BEGIN

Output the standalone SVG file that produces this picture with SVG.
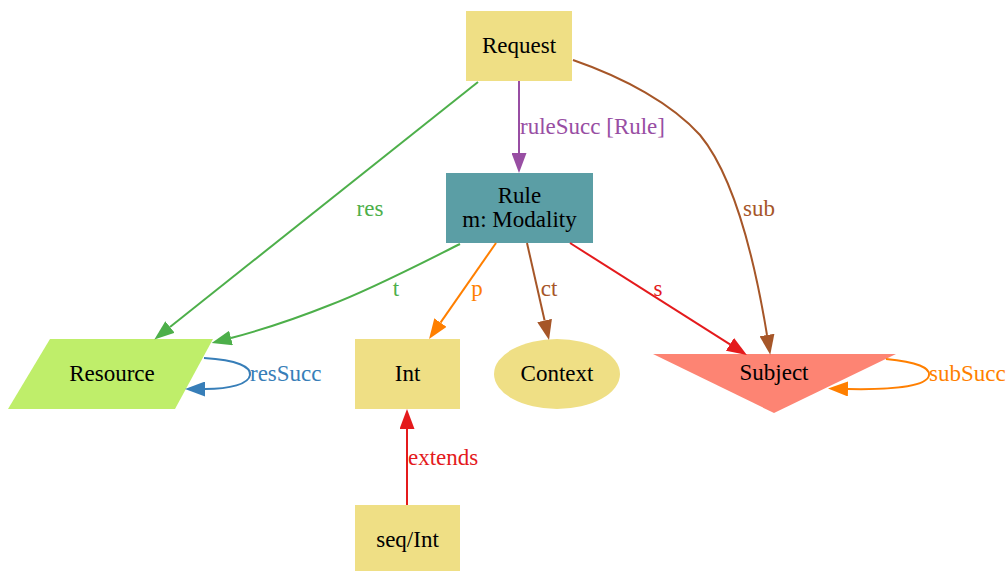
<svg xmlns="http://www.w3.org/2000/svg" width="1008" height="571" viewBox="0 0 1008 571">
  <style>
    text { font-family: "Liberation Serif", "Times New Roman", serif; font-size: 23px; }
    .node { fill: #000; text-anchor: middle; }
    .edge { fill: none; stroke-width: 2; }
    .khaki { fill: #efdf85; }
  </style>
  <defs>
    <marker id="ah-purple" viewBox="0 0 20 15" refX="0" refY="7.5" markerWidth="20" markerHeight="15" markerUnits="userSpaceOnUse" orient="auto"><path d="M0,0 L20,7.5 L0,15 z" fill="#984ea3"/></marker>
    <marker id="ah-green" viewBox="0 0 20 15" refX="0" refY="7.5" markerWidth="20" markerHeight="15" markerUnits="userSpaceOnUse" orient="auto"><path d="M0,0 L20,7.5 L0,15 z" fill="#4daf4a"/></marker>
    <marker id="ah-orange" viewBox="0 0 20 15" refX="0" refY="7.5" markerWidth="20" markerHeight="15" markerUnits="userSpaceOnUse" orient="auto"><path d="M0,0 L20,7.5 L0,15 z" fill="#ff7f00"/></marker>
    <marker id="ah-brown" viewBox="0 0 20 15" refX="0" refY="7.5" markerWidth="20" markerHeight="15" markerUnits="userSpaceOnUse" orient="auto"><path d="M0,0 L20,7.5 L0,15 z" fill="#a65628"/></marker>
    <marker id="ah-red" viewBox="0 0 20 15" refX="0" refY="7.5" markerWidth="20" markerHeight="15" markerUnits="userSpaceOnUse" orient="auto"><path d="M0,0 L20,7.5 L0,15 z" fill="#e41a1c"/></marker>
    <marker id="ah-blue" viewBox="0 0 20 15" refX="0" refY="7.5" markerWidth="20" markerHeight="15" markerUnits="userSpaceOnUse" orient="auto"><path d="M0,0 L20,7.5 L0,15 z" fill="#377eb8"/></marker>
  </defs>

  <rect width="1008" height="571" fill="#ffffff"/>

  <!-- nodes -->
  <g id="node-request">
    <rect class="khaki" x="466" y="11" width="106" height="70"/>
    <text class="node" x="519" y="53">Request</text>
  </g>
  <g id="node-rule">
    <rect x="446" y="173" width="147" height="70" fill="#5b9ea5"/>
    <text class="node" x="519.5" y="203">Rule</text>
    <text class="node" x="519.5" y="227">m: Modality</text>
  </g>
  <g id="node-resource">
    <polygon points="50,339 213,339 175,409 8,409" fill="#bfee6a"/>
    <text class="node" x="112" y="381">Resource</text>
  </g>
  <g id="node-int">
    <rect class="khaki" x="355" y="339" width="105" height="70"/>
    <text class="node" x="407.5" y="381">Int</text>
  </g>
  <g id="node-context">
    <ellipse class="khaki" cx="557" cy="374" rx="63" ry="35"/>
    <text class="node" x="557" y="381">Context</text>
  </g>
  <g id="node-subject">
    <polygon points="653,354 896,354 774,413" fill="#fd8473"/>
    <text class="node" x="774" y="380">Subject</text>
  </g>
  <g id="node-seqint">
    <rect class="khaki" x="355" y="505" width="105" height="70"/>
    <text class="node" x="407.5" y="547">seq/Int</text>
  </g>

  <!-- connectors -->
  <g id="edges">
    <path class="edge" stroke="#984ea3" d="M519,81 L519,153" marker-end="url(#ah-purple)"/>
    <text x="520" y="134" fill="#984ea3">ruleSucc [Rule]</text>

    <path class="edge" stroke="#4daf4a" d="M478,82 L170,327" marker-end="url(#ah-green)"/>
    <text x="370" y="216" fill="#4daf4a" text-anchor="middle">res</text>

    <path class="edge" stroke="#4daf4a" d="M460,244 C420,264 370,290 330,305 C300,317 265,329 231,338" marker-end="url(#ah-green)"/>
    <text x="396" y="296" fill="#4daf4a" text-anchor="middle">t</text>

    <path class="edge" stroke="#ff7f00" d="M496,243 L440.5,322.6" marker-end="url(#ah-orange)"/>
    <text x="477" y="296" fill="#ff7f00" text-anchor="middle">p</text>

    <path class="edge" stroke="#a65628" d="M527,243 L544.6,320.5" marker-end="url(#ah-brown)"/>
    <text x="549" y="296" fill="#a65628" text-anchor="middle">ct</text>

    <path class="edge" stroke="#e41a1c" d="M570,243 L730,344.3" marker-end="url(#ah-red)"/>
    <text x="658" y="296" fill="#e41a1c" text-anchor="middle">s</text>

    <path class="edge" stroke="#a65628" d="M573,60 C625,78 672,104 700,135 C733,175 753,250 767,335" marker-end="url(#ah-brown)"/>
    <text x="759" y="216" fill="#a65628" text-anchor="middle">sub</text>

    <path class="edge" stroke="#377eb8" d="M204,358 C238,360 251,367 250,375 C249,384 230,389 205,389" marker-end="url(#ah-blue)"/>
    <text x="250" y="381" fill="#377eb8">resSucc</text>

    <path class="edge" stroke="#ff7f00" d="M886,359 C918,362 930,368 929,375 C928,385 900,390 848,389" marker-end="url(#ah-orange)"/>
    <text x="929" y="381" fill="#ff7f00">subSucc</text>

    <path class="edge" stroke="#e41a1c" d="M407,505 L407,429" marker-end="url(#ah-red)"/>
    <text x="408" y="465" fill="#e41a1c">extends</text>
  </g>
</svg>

END

* [THE REQUEST]:
What is needed is an exact reproduction of the data, pictures excluded.

* [FINISHED ANSWER]:
Output the standalone SVG file that produces this picture with SVG.
<svg xmlns="http://www.w3.org/2000/svg" width="1008" height="571" viewBox="0 0 1008 571">
  <style>
    text { font-family: "Liberation Serif", "Times New Roman", serif; font-size: 23px; }
    .node { fill: #000; text-anchor: middle; }
    .edge { fill: none; stroke-width: 2; }
    .khaki { fill: #efdf85; }
  </style>
  <defs>
    <marker id="ah-purple" viewBox="0 0 20 15" refX="0" refY="7.5" markerWidth="20" markerHeight="15" markerUnits="userSpaceOnUse" orient="auto"><path d="M0,0 L20,7.5 L0,15 z" fill="#984ea3"/></marker>
    <marker id="ah-green" viewBox="0 0 20 15" refX="0" refY="7.5" markerWidth="20" markerHeight="15" markerUnits="userSpaceOnUse" orient="auto"><path d="M0,0 L20,7.5 L0,15 z" fill="#4daf4a"/></marker>
    <marker id="ah-orange" viewBox="0 0 20 15" refX="0" refY="7.5" markerWidth="20" markerHeight="15" markerUnits="userSpaceOnUse" orient="auto"><path d="M0,0 L20,7.5 L0,15 z" fill="#ff7f00"/></marker>
    <marker id="ah-brown" viewBox="0 0 20 15" refX="0" refY="7.5" markerWidth="20" markerHeight="15" markerUnits="userSpaceOnUse" orient="auto"><path d="M0,0 L20,7.5 L0,15 z" fill="#a65628"/></marker>
    <marker id="ah-red" viewBox="0 0 20 15" refX="0" refY="7.5" markerWidth="20" markerHeight="15" markerUnits="userSpaceOnUse" orient="auto"><path d="M0,0 L20,7.5 L0,15 z" fill="#e41a1c"/></marker>
    <marker id="ah-blue" viewBox="0 0 20 15" refX="0" refY="7.5" markerWidth="20" markerHeight="15" markerUnits="userSpaceOnUse" orient="auto"><path d="M0,0 L20,7.5 L0,15 z" fill="#377eb8"/></marker>
  </defs>

  <rect width="1008" height="571" fill="#ffffff"/>

  <!-- nodes -->
  <g id="node-request">
    <rect class="khaki" x="466" y="11" width="106" height="70"/>
    <text class="node" x="519" y="53">Request</text>
  </g>
  <g id="node-rule">
    <rect x="446" y="173" width="147" height="70" fill="#5b9ea5"/>
    <text class="node" x="519.5" y="203">Rule</text>
    <text class="node" x="519.5" y="227">m: Modality</text>
  </g>
  <g id="node-resource">
    <polygon points="50,339 213,339 175,409 8,409" fill="#bfee6a"/>
    <text class="node" x="112" y="381">Resource</text>
  </g>
  <g id="node-int">
    <rect class="khaki" x="355" y="339" width="105" height="70"/>
    <text class="node" x="407.5" y="381">Int</text>
  </g>
  <g id="node-context">
    <ellipse class="khaki" cx="557" cy="374" rx="63" ry="35"/>
    <text class="node" x="557" y="381">Context</text>
  </g>
  <g id="node-subject">
    <polygon points="653,354 896,354 774,413" fill="#fd8473"/>
    <text class="node" x="774" y="380">Subject</text>
  </g>
  <g id="node-seqint">
    <rect class="khaki" x="355" y="505" width="105" height="70"/>
    <text class="node" x="407.5" y="547">seq/Int</text>
  </g>

  <!-- connectors -->
  <g id="edges">
    <path class="edge" stroke="#984ea3" d="M519,81 L519,153" marker-end="url(#ah-purple)"/>
    <text x="520" y="134" fill="#984ea3">ruleSucc [Rule]</text>

    <path class="edge" stroke="#4daf4a" d="M478,82 L170,327" marker-end="url(#ah-green)"/>
    <text x="370" y="216" fill="#4daf4a" text-anchor="middle">res</text>

    <path class="edge" stroke="#4daf4a" d="M460,244 C420,264 370,290 330,305 C300,317 265,329 231,338" marker-end="url(#ah-green)"/>
    <text x="396" y="296" fill="#4daf4a" text-anchor="middle">t</text>

    <path class="edge" stroke="#ff7f00" d="M496,243 L440.5,322.6" marker-end="url(#ah-orange)"/>
    <text x="477" y="296" fill="#ff7f00" text-anchor="middle">p</text>

    <path class="edge" stroke="#a65628" d="M527,243 L544.6,320.5" marker-end="url(#ah-brown)"/>
    <text x="549" y="296" fill="#a65628" text-anchor="middle">ct</text>

    <path class="edge" stroke="#e41a1c" d="M570,243 L730,344.3" marker-end="url(#ah-red)"/>
    <text x="658" y="296" fill="#e41a1c" text-anchor="middle">s</text>

    <path class="edge" stroke="#a65628" d="M573,60 C625,78 672,104 700,135 C733,175 753,250 767,335" marker-end="url(#ah-brown)"/>
    <text x="759" y="216" fill="#a65628" text-anchor="middle">sub</text>

    <path class="edge" stroke="#377eb8" d="M204,358 C238,360 251,367 250,375 C249,384 230,389 205,389" marker-end="url(#ah-blue)"/>
    <text x="250" y="381" fill="#377eb8">resSucc</text>

    <path class="edge" stroke="#ff7f00" d="M886,359 C918,362 930,368 929,375 C928,385 900,390 848,389" marker-end="url(#ah-orange)"/>
    <text x="929" y="381" fill="#ff7f00">subSucc</text>

    <path class="edge" stroke="#e41a1c" d="M407,505 L407,429" marker-end="url(#ah-red)"/>
    <text x="408" y="465" fill="#e41a1c">extends</text>
  </g>
</svg>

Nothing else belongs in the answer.